Indeed, the most surprising thing about Kleiber’s conducting career is that he really never had one. He never hired an agent, and he limited his appearances to the few European orchestras with whom he felt comfortable. His American engagements can be counted on the fingers of one hand. Karajan once cracked that Kleiber bothered to conduct concerts only when his freezer was empty. Or, one might add, when he needed some new wheels: in 1996, Audi enticed him to do a concert in a small German town in return for a sports car worth a reported $100,000.

All this would be mere eccentricity were it not for the genius that Kleiber manifested whenever he did conduct. His way with music was invariably exciting but never superficial, and he had an uncanny ability to make even the most familiar works sound revolutionary and new. His recordings of Beethoven’s Fifth and Seventh Symphonies were hailed as masterpieces from the moment of their 1976 release, and it can be argued that they have yet to be surpassed.

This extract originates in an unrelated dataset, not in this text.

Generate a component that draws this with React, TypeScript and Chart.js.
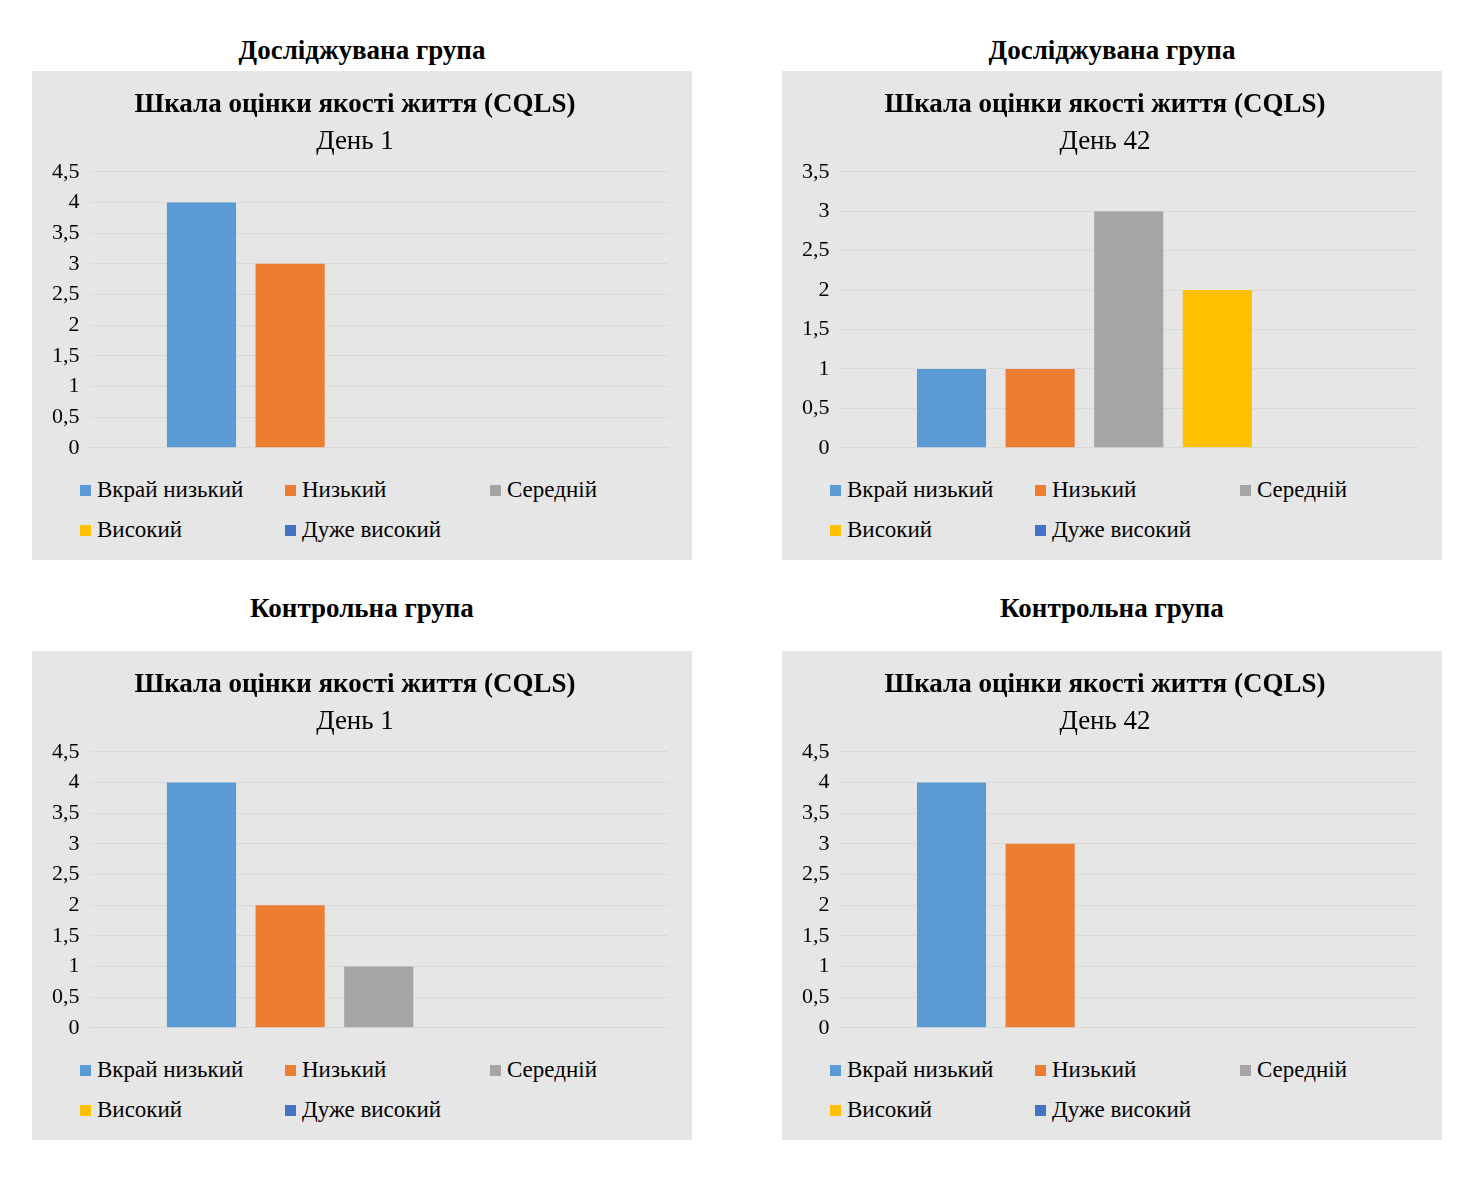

These are precise performances, full of detail and dynamism. Ditto for the Fourth Symphonies of Beethoven and Brahms, the latter a marvel of subtlety and power. Kleiber was brilliant in Viennese light music, and his two appearances at the Vienna Philharmonic’s New Year’s Day concert are among the best such occasions preserved on disc.

His operatic efforts were hailed with equal enthusiasm. His Tristan und Isolde ranks with those of Furtwängler and Böhm; his recording of Weber’s Der Freischütz has become the modern standard. His last operatic performance was of Richard Strauss’s Der Rosenkavalier: Barbara Bonney, who sang the role of Sophie, recalled that when it was over, the principals agreed that "if we all get run over by a bus now, it won’t matter, because we’ve had the greatest opera performance of our entire lives." (The production, from the Vienna State Opera, is available on a Deutsche Grammophon DVD.)

Just a couple of months ago, the German label Orfeo released Kleiber’s only performance of Beethoven’s Pastoral Symphony, a live recording with the Bavarian State Orchestra from 1983. This is no bucolic trip to the country; instead, Kleiber offers another driven reading full of forward momentum, sometimes awkward and rushed, as in the first movement, sometimes dazzlingly fleet, as in the scherzo. The storm is thunderous; the beautifully paced finale sounds natural and idiomatic. It’s not definitive in the way that his other Beethoven is, but like almost everything he did, it’s eminently worth hearing.

There remains the paradox of why someone as passionately hermetic as Kleiber would have chosen to take on music’s most exposed and public role in the first place. Perhaps it was his attempt to emulate his father Erich, himself one of the 20th century’s great conductors. Whatever the reason, Kleiber, having been all but gone for a number of years, is now officially gone, and the music world is left to chew over his strangely brilliant legacy the same way it did when he was alive — from afar.